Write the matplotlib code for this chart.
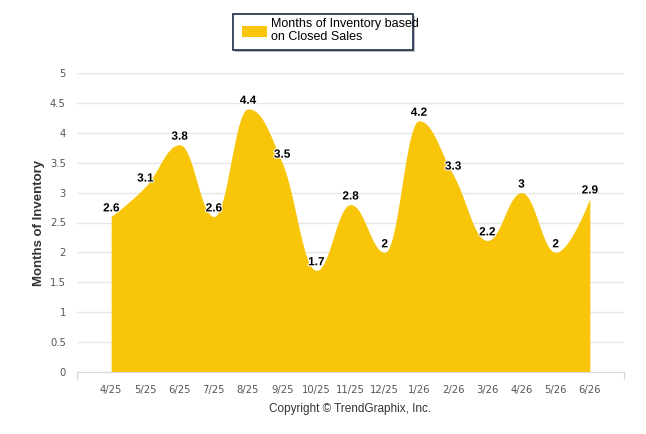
import matplotlib
matplotlib.use("Agg")
import matplotlib.patches as mpatches
import matplotlib.patheffects as pe
import matplotlib.pyplot as plt
import numpy as np

plt.rcParams["font.family"] = ["Liberation Sans", "DejaVu Sans"]

months = ["4/25", "5/25", "6/25", "7/25", "8/25", "9/25", "10/25", "11/25",
          "12/25", "1/26", "2/26", "3/26", "4/26", "5/26", "6/26"]
inventory = [2.6, 3.1, 3.8, 2.6, 4.4, 3.5, 1.7, 2.8, 2, 4.2, 3.3, 2.2, 3, 2, 2.9]
y_ticks = [0, 0.5, 1, 1.5, 2, 2.5, 3, 3.5, 4, 4.5, 5]

FILL = "#F8C508"
GRID = "#E6E6E6"


def spline_controls(xs, ys, smoothing=1.5):
    """Highcharts-style spline control points."""
    n = len(xs)
    left = [(x, y) for x, y in zip(xs, ys)]
    right = [(x, y) for x, y in zip(xs, ys)]
    denom = smoothing + 1
    for i in range(1, n - 1):
        px, py = xs[i], ys[i]
        lx, ly = xs[i - 1], ys[i - 1]
        nx, ny = xs[i + 1], ys[i + 1]
        lcx = (smoothing * px + lx) / denom
        lcy = (smoothing * py + ly) / denom
        rcx = (smoothing * px + nx) / denom
        rcy = (smoothing * py + ny) / denom
        corr = 0.0
        if rcx != lcx:
            corr = (rcy - lcy) * (rcx - px) / (rcx - lcx) + py - rcy
        lcy += corr
        rcy += corr
        if lcy > ly and lcy > py:
            lcy = max(ly, py)
            rcy = 2 * py - lcy
        elif lcy < ly and lcy < py:
            lcy = min(ly, py)
            rcy = 2 * py - lcy
        if rcy > ny and rcy > py:
            rcy = max(ny, py)
            lcy = 2 * py - rcy
        elif rcy < ny and rcy < py:
            rcy = min(ny, py)
            lcy = 2 * py - rcy
        left[i] = (lcx, lcy)
        right[i] = (rcx, rcy)
    return left, right


def spline_curve(xs, ys, steps=40):
    left, right = spline_controls(xs, ys)
    cx, cy = [xs[0]], [ys[0]]
    t = np.linspace(0, 1, steps)[1:]
    for i in range(1, len(xs)):
        p0 = np.array([xs[i - 1], ys[i - 1]])
        p1 = np.array(right[i - 1])
        p2 = np.array(left[i])
        p3 = np.array([xs[i], ys[i]])
        pts = ((1 - t) ** 3)[:, None] * p0 + (3 * (1 - t) ** 2 * t)[:, None] * p1 \
            + (3 * (1 - t) * t ** 2)[:, None] * p2 + (t ** 3)[:, None] * p3
        cx.extend(pts[:, 0])
        cy.extend(pts[:, 1])
    return np.array(cx), np.array(cy)


x = np.arange(len(months))
sx, sy = spline_curve(list(x.astype(float)), inventory)

fig = plt.figure(figsize=(6.46, 4.34), dpi=100)
ax = fig.add_axes([77 / 646, 1 - 372 / 434, (624 - 77) / 646, (372 - 73) / 434])

ax.fill_between(sx, 0, sy, color=FILL, linewidth=0, zorder=2)

for xi, v in zip(x, inventory):
    ax.annotate(f"{v:g}", (xi, v), xytext=(0, 1.5), textcoords="offset points",
                ha="center", va="bottom", fontsize=8.5, fontweight="bold",
                color="black", zorder=4,
                path_effects=[pe.withStroke(linewidth=1.5, foreground="white")])

ax.set_xlim(-1, len(months))
ax.set_ylim(0, 5)
ax.set_yticks(y_ticks)
ax.set_yticklabels([f"{v:g}" for v in y_ticks], family="DejaVu Sans")
ax.set_xticks(x)
ax.set_xticklabels(months, family="DejaVu Sans")
ax.set_xticks(np.arange(-1, len(months) + 1), minor=True)

ax.grid(axis="y", color=GRID, linewidth=1, zorder=0)
ax.tick_params(axis="y", length=0, pad=8, labelsize=7.2, labelcolor="#555555")
ax.tick_params(axis="x", which="major", length=0, pad=9, labelsize=7.2,
               labelcolor="#555555")
ax.tick_params(axis="x", which="minor", length=5, color="#D8D8D8", width=1)
for side in ["left", "right", "top"]:
    ax.spines[side].set_visible(False)
ax.spines["bottom"].set_color("#D8D8D8")

ax.set_ylabel("Months of Inventory", fontsize=9.5, fontweight="bold",
              color="#333333")
ax.yaxis.set_label_coords(-0.058, 0.5)

# legend box with shadow
shadow = mpatches.Rectangle((235 / 646, 1 - 52 / 434), 180 / 646, 36 / 434,
                            transform=fig.transFigure, facecolor="#BBBBBB",
                            edgecolor="none", zorder=1)
box = mpatches.Rectangle((233 / 646, 1 - 50 / 434), 180 / 646, 36 / 434,
                         transform=fig.transFigure, facecolor="white",
                         edgecolor="#1C2A48", linewidth=1.2, zorder=2)
swatch = mpatches.Rectangle((242 / 646, 1 - 37 / 434), 25 / 646, 11 / 434,
                            transform=fig.transFigure, facecolor=FILL,
                            edgecolor="none", zorder=3)
fig.patches.extend([shadow, box, swatch])
fig.text(271 / 646, 1 - 30.5 / 434, "Months of Inventory based\non Closed Sales",
         fontsize=9, color="black", va="center", ha="left", linespacing=1.05,
         zorder=4)

fig.text(350 / 646, 1 - 409 / 434, "Copyright © TrendGraphix, Inc.",
         fontsize=8.5, color="#333333", ha="center", va="center")

fig.savefig("out.png", dpi=100)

==================================================

● **Aim**
Copy out every line of the listing that contains the string "matplotlib".

● **Output of the task**
Write the matplotlib code for this chart.
import matplotlib
matplotlib.use("Agg")
import matplotlib.patches as mpatches
import matplotlib.patheffects as pe
import matplotlib.pyplot as plt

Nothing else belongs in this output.